Because of their context, Thompson’s dragons seem about to morph into the taniwha that slither and seethe on marae around Aotearoa. The creatures made me think of the strange ‘Saurian monster’ that panicked the Pakeha soldier-settlers in the Waikato of the 1880s. The Waikato’s monster sometimes resembled a huge lizard, and at other times had long, black, shaggy hair. It always boasted huge jaws and jagged teeth.

Newspapers blamed the monster for attacking sheep and upsetting canoes; bands of settlers hunted it, carrying the guns they had recently aimed at Maori. Some papers blamed the Waikato’s indigenous people for the exotic creature: they talked of parties of Maori travelling to Australia, returning with alligator eggs, and leaving those eggs on the banks of the Waikato to hatch. The fact that there are no alligators in Australia only heightened the surrealism of the ‘monster scare’.

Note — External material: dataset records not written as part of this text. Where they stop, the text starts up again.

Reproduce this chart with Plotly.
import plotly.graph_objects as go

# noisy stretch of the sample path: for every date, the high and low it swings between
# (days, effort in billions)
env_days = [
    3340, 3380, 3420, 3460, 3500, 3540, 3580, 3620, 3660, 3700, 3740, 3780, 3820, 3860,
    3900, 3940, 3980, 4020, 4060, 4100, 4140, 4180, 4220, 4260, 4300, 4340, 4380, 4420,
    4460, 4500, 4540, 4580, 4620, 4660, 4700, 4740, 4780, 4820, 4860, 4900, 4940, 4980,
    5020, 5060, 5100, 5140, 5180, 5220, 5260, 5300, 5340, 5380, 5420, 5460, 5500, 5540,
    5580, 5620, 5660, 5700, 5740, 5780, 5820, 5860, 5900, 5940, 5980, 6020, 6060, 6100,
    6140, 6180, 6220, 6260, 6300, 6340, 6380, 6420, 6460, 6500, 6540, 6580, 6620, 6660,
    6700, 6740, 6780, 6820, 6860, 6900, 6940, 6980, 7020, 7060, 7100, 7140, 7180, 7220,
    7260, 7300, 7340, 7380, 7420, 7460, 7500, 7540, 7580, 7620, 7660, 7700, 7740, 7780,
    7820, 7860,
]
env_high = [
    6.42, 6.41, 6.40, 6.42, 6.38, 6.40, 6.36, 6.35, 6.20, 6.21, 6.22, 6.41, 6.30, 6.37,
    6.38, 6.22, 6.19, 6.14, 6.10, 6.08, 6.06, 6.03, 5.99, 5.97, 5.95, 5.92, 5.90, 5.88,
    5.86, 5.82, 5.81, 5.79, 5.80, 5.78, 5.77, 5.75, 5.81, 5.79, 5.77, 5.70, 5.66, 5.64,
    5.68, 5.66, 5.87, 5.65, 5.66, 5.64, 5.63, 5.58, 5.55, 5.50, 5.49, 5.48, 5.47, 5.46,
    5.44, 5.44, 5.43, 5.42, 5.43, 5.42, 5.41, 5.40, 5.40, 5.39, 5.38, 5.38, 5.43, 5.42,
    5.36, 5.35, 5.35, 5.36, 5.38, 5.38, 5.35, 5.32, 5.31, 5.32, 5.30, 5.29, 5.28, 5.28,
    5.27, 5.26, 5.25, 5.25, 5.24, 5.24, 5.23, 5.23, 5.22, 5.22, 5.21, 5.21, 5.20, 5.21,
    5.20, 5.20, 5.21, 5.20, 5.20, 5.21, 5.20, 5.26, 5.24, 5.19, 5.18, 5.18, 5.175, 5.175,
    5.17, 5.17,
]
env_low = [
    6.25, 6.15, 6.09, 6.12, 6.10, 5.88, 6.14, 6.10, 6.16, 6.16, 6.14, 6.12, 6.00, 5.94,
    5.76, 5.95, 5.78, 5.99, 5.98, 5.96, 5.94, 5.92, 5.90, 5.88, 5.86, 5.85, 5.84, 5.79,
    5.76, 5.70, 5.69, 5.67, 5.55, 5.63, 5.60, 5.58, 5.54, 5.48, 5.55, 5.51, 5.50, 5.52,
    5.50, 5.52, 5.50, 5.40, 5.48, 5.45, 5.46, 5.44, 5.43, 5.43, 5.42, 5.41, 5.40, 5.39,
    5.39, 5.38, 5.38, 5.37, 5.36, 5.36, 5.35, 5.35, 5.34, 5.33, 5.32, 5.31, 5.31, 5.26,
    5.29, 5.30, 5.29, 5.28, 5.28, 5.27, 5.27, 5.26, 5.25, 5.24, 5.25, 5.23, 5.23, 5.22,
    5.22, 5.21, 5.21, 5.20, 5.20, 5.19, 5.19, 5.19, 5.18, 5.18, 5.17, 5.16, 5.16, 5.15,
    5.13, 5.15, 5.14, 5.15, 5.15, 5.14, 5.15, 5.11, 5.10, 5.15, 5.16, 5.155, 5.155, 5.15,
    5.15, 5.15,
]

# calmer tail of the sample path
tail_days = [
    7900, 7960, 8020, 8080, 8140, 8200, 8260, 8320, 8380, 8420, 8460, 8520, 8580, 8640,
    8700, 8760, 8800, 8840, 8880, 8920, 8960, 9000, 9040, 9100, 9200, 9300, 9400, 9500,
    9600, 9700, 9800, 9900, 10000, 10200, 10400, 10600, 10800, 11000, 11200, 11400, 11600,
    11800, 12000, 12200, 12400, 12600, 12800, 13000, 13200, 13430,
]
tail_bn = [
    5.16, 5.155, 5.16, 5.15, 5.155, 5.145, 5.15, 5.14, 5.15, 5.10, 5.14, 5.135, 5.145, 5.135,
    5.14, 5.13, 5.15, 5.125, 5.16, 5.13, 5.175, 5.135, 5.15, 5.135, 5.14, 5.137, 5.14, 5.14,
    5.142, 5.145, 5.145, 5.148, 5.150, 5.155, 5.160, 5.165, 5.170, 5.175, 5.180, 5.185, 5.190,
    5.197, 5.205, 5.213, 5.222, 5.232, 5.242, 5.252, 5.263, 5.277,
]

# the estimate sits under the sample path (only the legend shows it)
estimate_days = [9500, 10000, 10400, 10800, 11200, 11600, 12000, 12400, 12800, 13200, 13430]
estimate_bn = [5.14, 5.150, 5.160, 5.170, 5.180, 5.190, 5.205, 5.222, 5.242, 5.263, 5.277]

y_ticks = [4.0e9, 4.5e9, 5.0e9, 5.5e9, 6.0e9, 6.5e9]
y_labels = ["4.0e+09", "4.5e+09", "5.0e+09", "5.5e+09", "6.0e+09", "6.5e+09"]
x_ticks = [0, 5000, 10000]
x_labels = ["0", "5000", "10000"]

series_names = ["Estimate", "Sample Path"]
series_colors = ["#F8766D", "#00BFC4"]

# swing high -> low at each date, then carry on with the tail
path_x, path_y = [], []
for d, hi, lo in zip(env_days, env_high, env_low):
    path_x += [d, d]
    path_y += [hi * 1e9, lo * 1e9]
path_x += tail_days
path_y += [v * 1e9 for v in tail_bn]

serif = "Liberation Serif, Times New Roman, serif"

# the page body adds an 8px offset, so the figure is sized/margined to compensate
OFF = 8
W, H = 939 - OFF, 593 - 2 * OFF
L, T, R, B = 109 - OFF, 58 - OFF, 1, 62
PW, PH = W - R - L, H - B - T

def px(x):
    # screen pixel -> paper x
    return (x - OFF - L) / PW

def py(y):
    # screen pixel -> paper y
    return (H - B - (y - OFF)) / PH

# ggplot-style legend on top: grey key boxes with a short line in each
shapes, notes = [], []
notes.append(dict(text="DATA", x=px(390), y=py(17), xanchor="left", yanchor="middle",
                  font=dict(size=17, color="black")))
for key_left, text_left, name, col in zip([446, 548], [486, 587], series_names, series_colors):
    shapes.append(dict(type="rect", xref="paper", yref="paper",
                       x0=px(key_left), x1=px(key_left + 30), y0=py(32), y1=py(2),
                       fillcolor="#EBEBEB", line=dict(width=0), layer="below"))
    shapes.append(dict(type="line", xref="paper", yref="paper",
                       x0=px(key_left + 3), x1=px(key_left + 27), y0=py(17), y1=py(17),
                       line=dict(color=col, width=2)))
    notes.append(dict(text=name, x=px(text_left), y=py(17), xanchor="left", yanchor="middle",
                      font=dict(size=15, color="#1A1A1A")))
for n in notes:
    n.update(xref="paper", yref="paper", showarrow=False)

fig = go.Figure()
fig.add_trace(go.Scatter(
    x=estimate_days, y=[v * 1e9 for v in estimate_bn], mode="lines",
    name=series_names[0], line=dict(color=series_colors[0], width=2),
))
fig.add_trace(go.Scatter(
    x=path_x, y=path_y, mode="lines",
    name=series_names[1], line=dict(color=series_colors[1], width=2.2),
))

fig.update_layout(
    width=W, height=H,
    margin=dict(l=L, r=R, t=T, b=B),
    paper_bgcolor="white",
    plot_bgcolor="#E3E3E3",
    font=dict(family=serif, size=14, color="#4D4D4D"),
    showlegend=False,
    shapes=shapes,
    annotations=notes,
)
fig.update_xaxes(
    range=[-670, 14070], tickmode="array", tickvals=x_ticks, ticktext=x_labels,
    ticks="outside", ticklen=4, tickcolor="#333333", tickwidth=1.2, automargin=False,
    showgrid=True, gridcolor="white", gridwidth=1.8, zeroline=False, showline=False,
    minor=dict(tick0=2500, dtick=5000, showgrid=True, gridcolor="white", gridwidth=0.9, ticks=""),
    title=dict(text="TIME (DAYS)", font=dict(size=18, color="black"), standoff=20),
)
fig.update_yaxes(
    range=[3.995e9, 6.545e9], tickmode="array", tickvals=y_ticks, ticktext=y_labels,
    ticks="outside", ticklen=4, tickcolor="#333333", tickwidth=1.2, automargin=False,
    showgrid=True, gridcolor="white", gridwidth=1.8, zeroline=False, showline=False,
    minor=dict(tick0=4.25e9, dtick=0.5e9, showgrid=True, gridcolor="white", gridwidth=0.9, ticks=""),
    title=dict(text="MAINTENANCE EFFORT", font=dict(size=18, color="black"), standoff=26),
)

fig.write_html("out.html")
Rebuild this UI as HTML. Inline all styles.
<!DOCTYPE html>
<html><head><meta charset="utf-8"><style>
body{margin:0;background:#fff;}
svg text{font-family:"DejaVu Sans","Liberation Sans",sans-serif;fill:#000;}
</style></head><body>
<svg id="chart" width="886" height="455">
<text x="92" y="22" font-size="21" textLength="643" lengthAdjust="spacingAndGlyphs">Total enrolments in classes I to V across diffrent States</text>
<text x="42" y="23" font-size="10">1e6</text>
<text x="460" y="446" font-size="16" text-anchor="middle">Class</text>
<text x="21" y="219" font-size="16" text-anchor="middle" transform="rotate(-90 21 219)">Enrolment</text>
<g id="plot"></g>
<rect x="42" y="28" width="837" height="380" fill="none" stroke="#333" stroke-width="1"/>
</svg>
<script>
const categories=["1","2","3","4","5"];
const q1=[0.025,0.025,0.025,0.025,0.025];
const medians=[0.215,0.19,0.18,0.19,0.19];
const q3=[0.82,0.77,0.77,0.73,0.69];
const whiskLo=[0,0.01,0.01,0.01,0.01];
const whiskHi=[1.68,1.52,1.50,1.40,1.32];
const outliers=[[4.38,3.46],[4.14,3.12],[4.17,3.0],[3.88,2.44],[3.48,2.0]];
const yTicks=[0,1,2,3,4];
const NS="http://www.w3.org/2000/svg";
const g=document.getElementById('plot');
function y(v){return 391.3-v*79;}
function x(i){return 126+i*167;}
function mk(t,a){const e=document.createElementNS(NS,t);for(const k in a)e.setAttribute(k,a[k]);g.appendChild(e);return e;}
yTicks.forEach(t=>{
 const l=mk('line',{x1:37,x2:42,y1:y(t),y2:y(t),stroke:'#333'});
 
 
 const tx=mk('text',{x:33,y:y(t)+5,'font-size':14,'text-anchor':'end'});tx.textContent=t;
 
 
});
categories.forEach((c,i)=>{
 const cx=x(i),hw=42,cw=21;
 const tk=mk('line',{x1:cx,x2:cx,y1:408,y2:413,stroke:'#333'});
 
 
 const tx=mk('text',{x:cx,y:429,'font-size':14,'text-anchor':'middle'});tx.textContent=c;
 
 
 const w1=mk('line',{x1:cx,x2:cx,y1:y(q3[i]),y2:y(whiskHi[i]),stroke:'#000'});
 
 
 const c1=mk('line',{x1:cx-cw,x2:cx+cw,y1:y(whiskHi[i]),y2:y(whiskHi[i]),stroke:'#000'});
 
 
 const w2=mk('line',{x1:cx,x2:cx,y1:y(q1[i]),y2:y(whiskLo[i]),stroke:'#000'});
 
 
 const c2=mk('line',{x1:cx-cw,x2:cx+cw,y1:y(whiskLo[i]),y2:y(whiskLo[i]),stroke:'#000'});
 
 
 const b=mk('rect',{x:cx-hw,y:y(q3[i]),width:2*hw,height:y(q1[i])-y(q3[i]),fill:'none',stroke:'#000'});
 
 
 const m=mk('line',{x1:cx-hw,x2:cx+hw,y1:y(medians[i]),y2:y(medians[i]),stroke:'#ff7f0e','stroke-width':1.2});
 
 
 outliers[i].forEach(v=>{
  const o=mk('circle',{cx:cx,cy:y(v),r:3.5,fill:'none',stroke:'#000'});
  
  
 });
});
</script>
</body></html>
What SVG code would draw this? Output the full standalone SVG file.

The monster of the nineteenth century was arguably a manifestation of the fears of the Pakeha settlers of a strange and stolen land. Will Thompson’s dragons be greeted with fear and disgust or with sympathy, by the unsettled Pakeha of twenty-first century Tauranga?

Scott Hamilton

(1) I once heard Visesio Siasau, who has trained in both Tongan and Maori carving traditions, tell an audience about his journeys into forests in search of raw material. The trees, he explained, were active collaborators in his work. He searched the ranks of ironwoods and totara, certain that the patterns he would carve were already, in some sense, waiting for him deep in the trunks of certain trees. Form comes from the formless, in the same way that life seeps and bubbles and leaps from Te Korekore-‘Uli ‘Uli Va, the fertile void that persists alongside and behind the Polynesian universe.